The 44-year-old Salvadoran gained worldwide name recognition in March when he took in nearly 250 Venezuelan migrants deported from the United States and incarcerated them in a harsh prison for terror suspects for months before they were released.

This week, Bukele acknowledged the "terrible pain" of Salvadoran mothers whose sons had been imprisoned since his crackdown started.

But he rejected responsibility, instead blaming the prisoners' parents "for not disciplining them when they were children."

Juana Fuentes told AFP she received no news of her 23-year-old son Nelson Antonio Fuentes for three years until July, when he appeared in a TikTok video of prisoners renovating a school.
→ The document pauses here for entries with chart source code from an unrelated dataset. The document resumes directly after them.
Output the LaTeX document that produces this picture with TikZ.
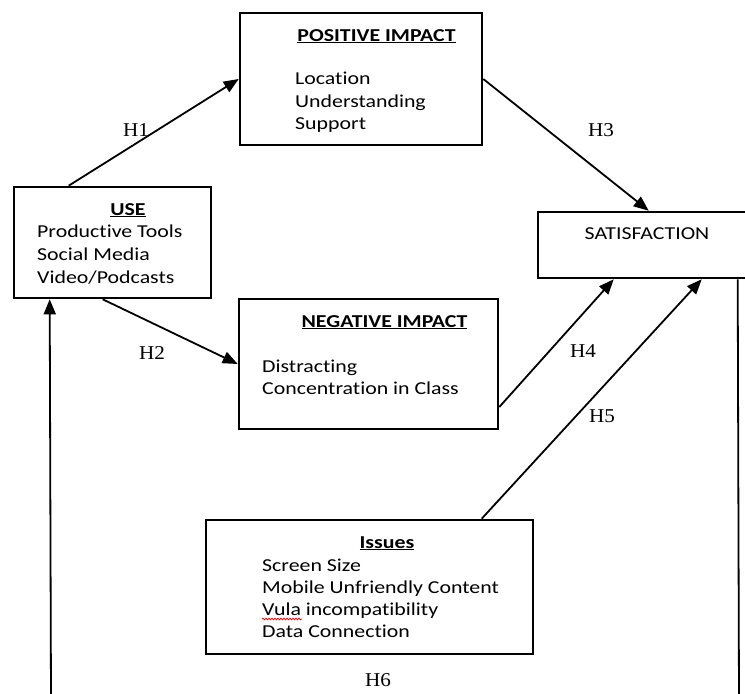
\documentclass[tikz,border=0pt]{standalone}
\usepackage{fontspec}
\setmainfont{Carlito}[FakeStretch=1.2, Ligatures=NoCommon]
\newfontfamily\hypfont{Liberation Serif}[FakeStretch=1.08]
\usetikzlibrary{arrows.meta,decorations.pathmorphing}

\begin{document}
\begin{tikzpicture}[x=1pt, y=-1pt,
    box/.style={draw, line width=2.6pt, inner sep=0pt},
    head/.style={anchor=base, inner sep=0pt, font=\fontsize{18.2}{22}\selectfont\bfseries},
    item/.style={anchor=base west, inner sep=0pt, font=\fontsize{18.2}{22}\selectfont},
    hyp/.style={anchor=base, inner sep=0pt, font=\fontsize{19.6}{22}\selectfont\hypfont},
    link/.style={line width=1.8pt, -{Triangle[length=15pt,width=12pt]}}]
  \clip (0,0) rectangle (745,694);

  % ---- the five constructs ----
  \node[box, minimum width=242pt, minimum height=132pt] (pos) at (361,79)    {};
  \node[box, minimum width=197pt, minimum height=111pt] (use) at (112.5,242.5) {};
  \node[box, minimum width=244pt, minimum height=66pt]  (sat) at (660,245)   {};
  \node[box, minimum width=259pt, minimum height=130pt] (neg) at (368.5,364) {};
  \node[box, minimum width=327pt, minimum height=134pt] (iss) at (369.5,587) {};

  % ---- what each box holds ----
  \node[head] (posH) at (376.5,41) {\underline{POSITIVE IMPACT}};
  \node[item] (pos1) at (295,84)  {Location};
  \node[item] (pos2) at (295,107) {Understanding};
  \node[item] (pos3) at (295,129) {Support};

  \node[head] (useH) at (128,215) {\underline{USE}};
  \node[item] (use1) at (37,237) {Productive Tools};
  \node[item] (use2) at (37,260) {Social Media};
  \node[item] (use3) at (37,283) {Video/Podcasts};

  \node[head, font=\fontsize{18.2}{22}\selectfont] (satH) at (647,239) {SATISFACTION};

  \node[head] (negH) at (384.5,327) {\underline{NEGATIVE IMPACT}};
  \node[item] (neg1) at (262,372) {Distracting};
  \node[item] (neg2) at (262,394) {Concentration in Class};

  \node[head] (issH) at (387,548) {\underline{Issues}};
  \node[item] (iss1) at (262,571) {Screen Size};
  \node[item] (iss2) at (262,593) {Mobile Unfriendly Content};
  \node[item] (iss3) at (262,615) {Vula incompatibility};
  \node[item] (iss4) at (262,637) {Data Connection};
  \draw[red, line width=0.8pt, decorate,
        decoration={snake, segment length=3pt, amplitude=0.8pt}]
       ([yshift=-4pt]iss3.base west) -- ++(40,0);

  % ---- hypotheses ----
  \draw[link] ([xshift=56pt]use.north west) -- (pos.west);
  \draw[link] (pos.east) -- ([xshift=112pt]sat.north west);
  \draw[link] ([xshift=90pt]use.south west) -- (neg.west);
  \draw[link] ([yshift=-43pt]neg.east) -- ([xshift=77pt]sat.south west);
  \draw[link] ([xshift=277pt]iss.north west) -- ([xshift=165pt]sat.south west);

  % ---- the feedback loop runs off the bottom edge ----
  \coordinate (h6r) at (739,700);
  \coordinate (h6l) at (51,700);
  \draw[line width=1.8pt] ([xshift=201pt]sat.south west) -- (h6r);
  \draw[link] (h6l) -- ([xshift=37pt]use.south west);

  \node[hyp] (h1) at (136,136) {H1};
  \node[hyp] (h2) at (152,359) {H2};
  \node[hyp] (h3) at (601,136) {H3};
  \node[hyp] (h4) at (583,357) {H4};
  \node[hyp] (h5) at (602,422) {H5};
  \node[hyp] (h6) at (378,686) {H6};
\end{tikzpicture}
\end{document}
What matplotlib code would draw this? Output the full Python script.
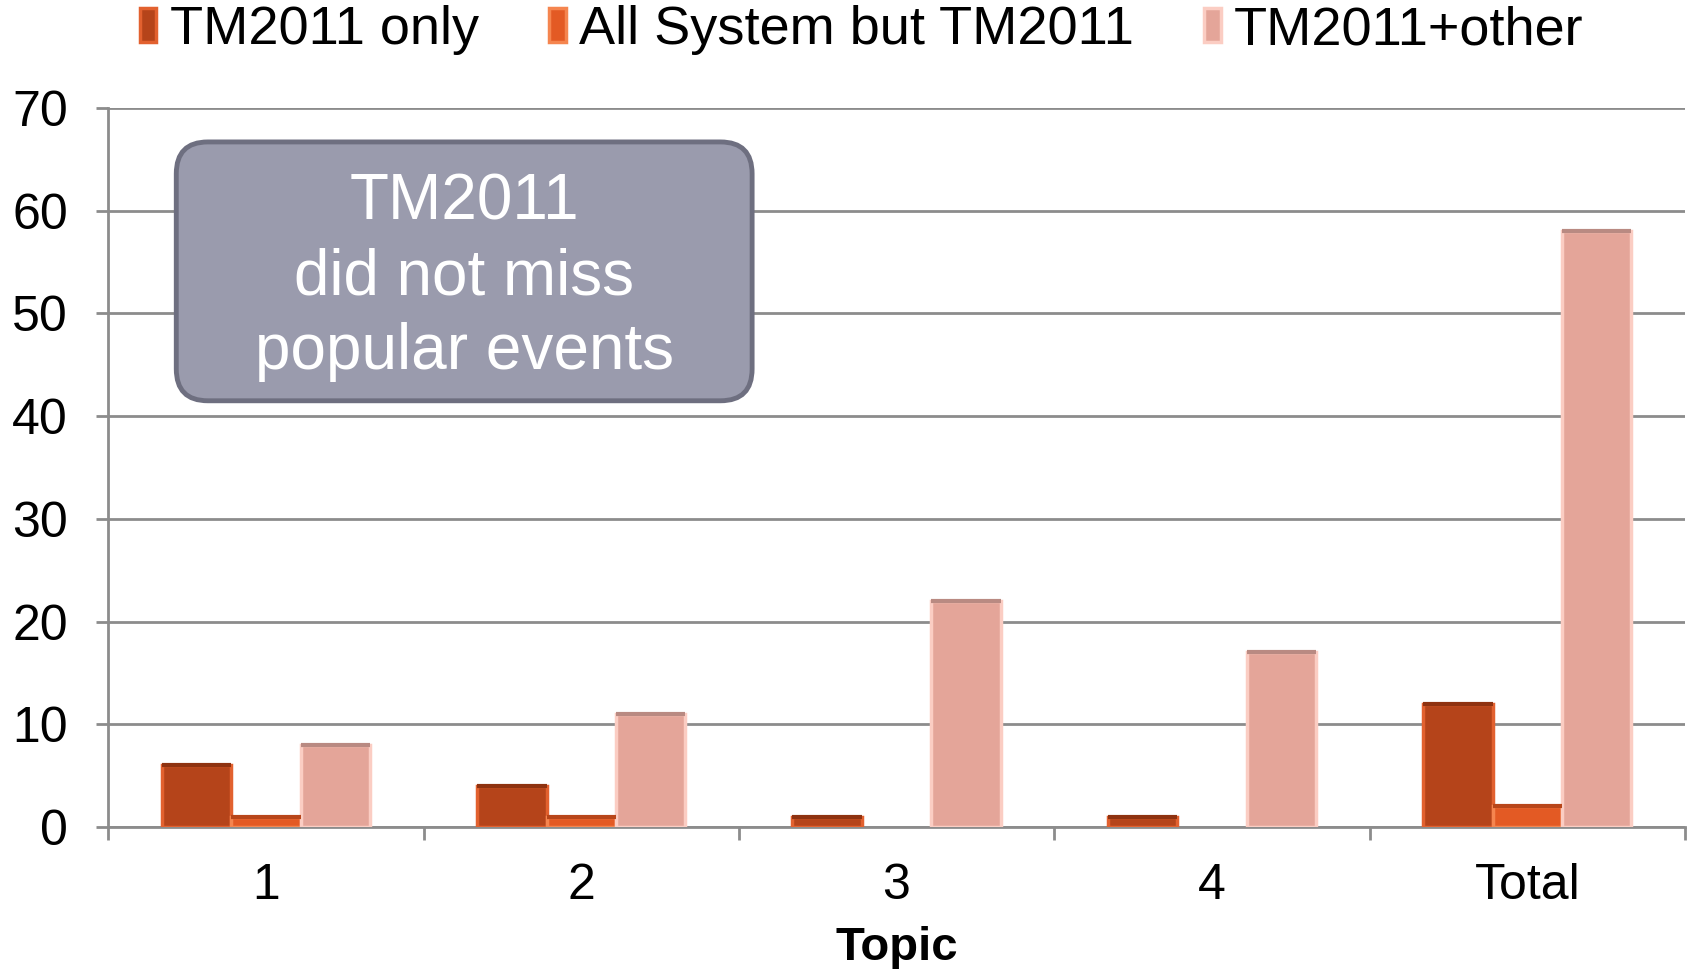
import matplotlib.pyplot as plt
import numpy as np
from matplotlib.patches import FancyBboxPatch

plt.rcParams['font.family'] = ['Liberation Sans', 'DejaVu Sans']

# data
topics = ['1', '2', '3', '4', 'Total']
tm_only = [6, 4, 1, 1, 12]
all_but_tm = [1, 1, 0, 0, 2]
tm_plus_other = [8, 11, 22, 17, 58]
series_names = ['TM2011 only', 'All System but TM2011', 'TM2011+other']

colors = ['#B5441A', '#E35A24', '#E4A599']
edges = ['#E2612F', '#F5854F', '#FBCDC3']
tops = ['#8E3210', '#B8461A', '#B98A82']

fig = plt.figure(figsize=(16.9, 9.69), dpi=100)
ax = fig.add_axes([0.064, 0.1465, 0.933, 0.742])

x = np.arange(len(topics))
w = 0.22
for i, vals in enumerate([tm_only, all_but_tm, tm_plus_other]):
    lw = [2.5 if v > 0 else 0 for v in vals]
    ax.bar(x + (i - 1) * w, vals, width=w, color=colors[i], edgecolor=edges[i],
           linewidth=lw, label=series_names[i], zorder=3)
    # darker top edge for the bevel look
    nz = np.array(vals) > 0
    ax.hlines(np.array(vals)[nz], (x + (i - 1) * w - w / 2)[nz],
              (x + (i - 1) * w + w / 2)[nz], color=tops[i],
              linewidth=3, zorder=4)

ax.set_xlim(-0.5, len(topics) - 0.5)
ax.set_ylim(0, 70)
ax.set_yticks(range(0, 71, 10))
ax.yaxis.grid(True, color='#8C8C8C', linewidth=2, zorder=0)
ax.set_axisbelow(True)

for s in ['top', 'right']:
    ax.spines[s].set_visible(False)
for s in ['left', 'bottom']:
    ax.spines[s].set_color('#8C8C8C')
    ax.spines[s].set_linewidth(2)

ax.set_xticks(x)
ax.set_xticklabels(topics)
ax.set_xticks(np.arange(-0.5, len(topics)), minor=True)
ax.tick_params(axis='x', which='major', length=0, pad=26, labelsize=36)
ax.tick_params(axis='x', which='minor', length=9, width=2, color='#8C8C8C')
ax.tick_params(axis='y', length=9, width=2, color='#8C8C8C', pad=20, labelsize=36)

ax.set_xlabel('Topic', fontsize=34, fontweight='bold', labelpad=12)

# annotation box
box = FancyBboxPatch((-0.284, 41.5), 1.826, 25.2,
                     boxstyle='round,pad=0,rounding_size=0.1', mutation_aspect=31,
                     facecolor='#9A9BAD', edgecolor='#6E6F80', linewidth=3.5, zorder=5)
ax.add_patch(box)
ax.text(0.629, 53.5, 'TM2011\ndid not miss\npopular events', color='white',
        fontsize=46, ha='center', va='center', linespacing=1.31, zorder=6)

fig.legend(loc='center', bbox_to_anchor=(0.51, 0.969), ncol=3, frameon=False,
           fontsize=39, handlelength=0.3, handleheight=0.6, handletextpad=0.25,
           columnspacing=1.3)

fig.savefig('out.png', dpi=100)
Human rights defenders say there is scant evidence that many of those detained in El Salvador are gang members.

Bukele has himself admitted that innocent people have been caught up in his "war" on gangs.

Last year, he announced the release of 8,000 people, saying: "No police anywhere in the world are perfect."

In the case of Ricardo Ernesto Martinez, prosecutors concluded two years ago that there was "insufficient evidence to proceed with the prosecution" of the 31-year-old bricklayer.

But prison authorities refused to release him.

The prospect of all the prisoners now being subjected to mass trials -- of some 1,000 defendants at a time -- has caused extreme anxiety among their families, who fear one-size-fits-all sentences.

"This is serious because it's almost certain that if these types of proceedings were to go ahead, many innocent people would be convicted," said lawyer Felix Lopez, whose 27-year-old son, also named Felix, was arrested in February.

Mass trials, Lopez added, violate the principle of "individualizing" criminal responsibility.

Juana Fuentes, 54, whose 23-year-old son Nelson Antonio Fuentes was arrested in April 2022 and has been held incommunicado ever since, called for the authorities to investigate each case on its own merits.

"Whoever is guilty should pay," she said, but the innocent "should be released."